L’extérieur se met soudain à prendre une importance terrible. Enfermé dans le magasin avec la vieille dame, Tono entend l’appel des noms juifs par les miliciens. La séquence dure, impitoyable et ce qui retentit devient aussi terrifiant que dans La Zone d’intérêt de Jonathan Glazer, où le camp d’Auschwitz n’est présent que par le son.
Avant l’énumération des noms, on entend également la voix de Markus : « Juifs, écoutez ! Nos lois sont altruistes. Avoir une religion différente n’est pas motif de poursuites. Mais nous punirons impitoyablement quiconque s’oppose à la loi, qu’il soit Juif ou non. C’est à vous de décider. »

C’est dire si Le Miroir aux alouettes est un film puissant, qui traite à la fois de problèmes internes qui nous dépassent, nous spectateurs français — les ressentiments entre les Tchèques et les Slovaques, réunis dans un même pays à l’époque de la réalisation du film — et d’un génocide dont il faut continuer à se souvenir. Le scénario étudie également la réaction de gens simples face à une dictature, quelle qu’elle soit. « Lorsque les lois se mettent à nuire aux innocents, c’est fini », regrette le barbier juif.

Tout se passe comme si Kadár et Klos se mettaient à distance de leurs personnages.

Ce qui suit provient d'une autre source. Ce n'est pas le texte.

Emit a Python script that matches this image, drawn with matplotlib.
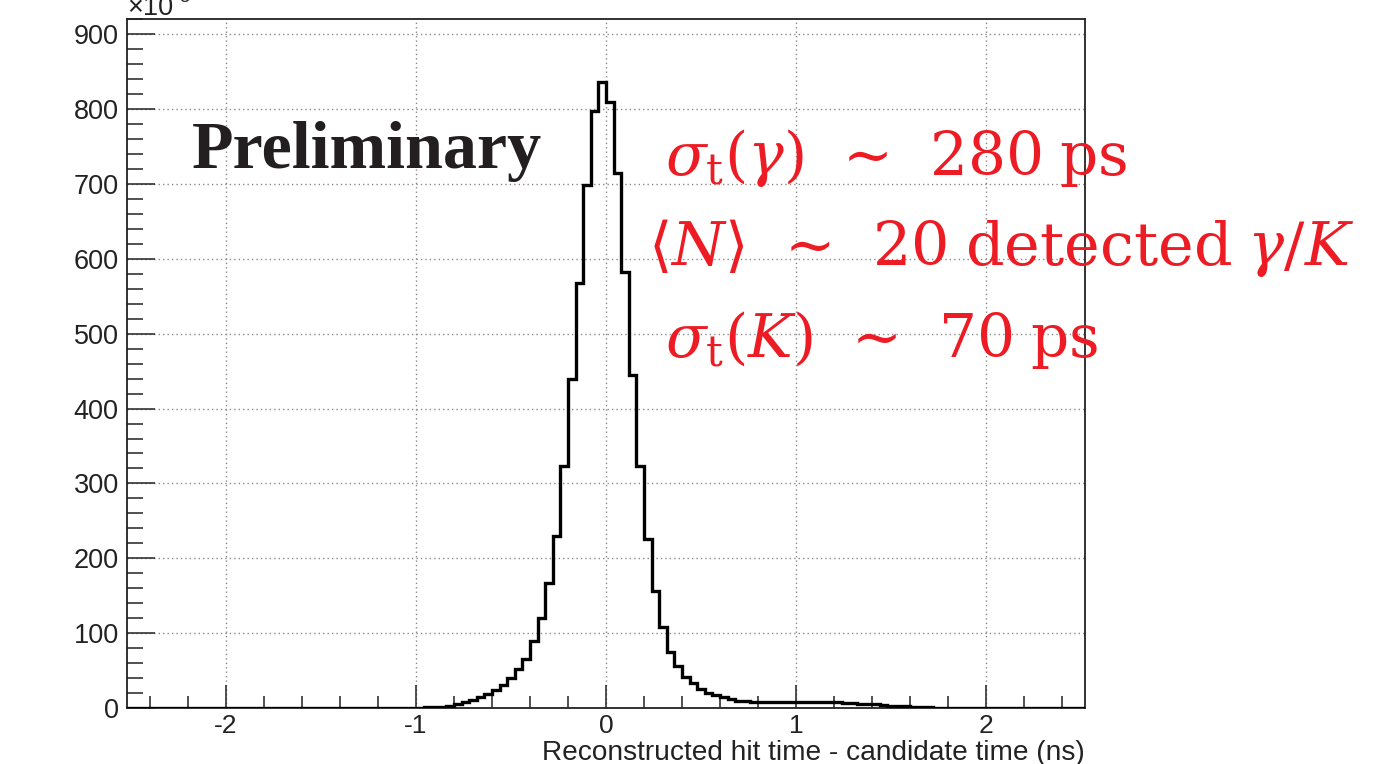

Ne les jugeant pas mais les regardant de la même manière qu’un entomologiste observe des fourmis. Ou de cigognes plongeant, des toits où elles nichent, leurs regards dans les rues. Tout en réussissant à faire naître l’émotion.
Visuellement, les deux cinéastes nous offrent plusieurs plans remarquables, jouant beaucoup des reflets. Ainsi, comme lorsque Markus, depuis le trottoir, se mire dans la vitrine de la boutique où se cache Tono ou le visage du même Tono, vu à travers la vitre, avec le reflet du monument nationaliste.
Le Miroir aux alouettes a obtenu l’Oscar 1967 du meilleur film en langue étrangère et Ida Kaminska (Mme Lautmann) a été nommée pour la meilleure actrice (c’est Elizabeth Taylor qui l’a finalement reçu pour Qui a peur de Virginia Woolf ?).
Jean-Charles Lemeunier
Le Miroir aux alouettes
Année : 1965
Origine : Tchécoslovaquie
Titre original : Obchod na korze
Réal. : Ján Kadár, Elmar Klos
Scén. : Ladislav Grosman, Elmar Klos, Ján Kadár
Photo : Vladimír Novotný
Musique : Zdeněk Liška
Montage : Diana Heringova, Jaromír Janácek
Durée : 125 min
Avec Ida Kaminska, Jozef Króner, Hana Slivková, Martin Hollý, Adám Matejka, Frantisek Zvarík…
Sortie en salles par Malavida le 5 février 2025.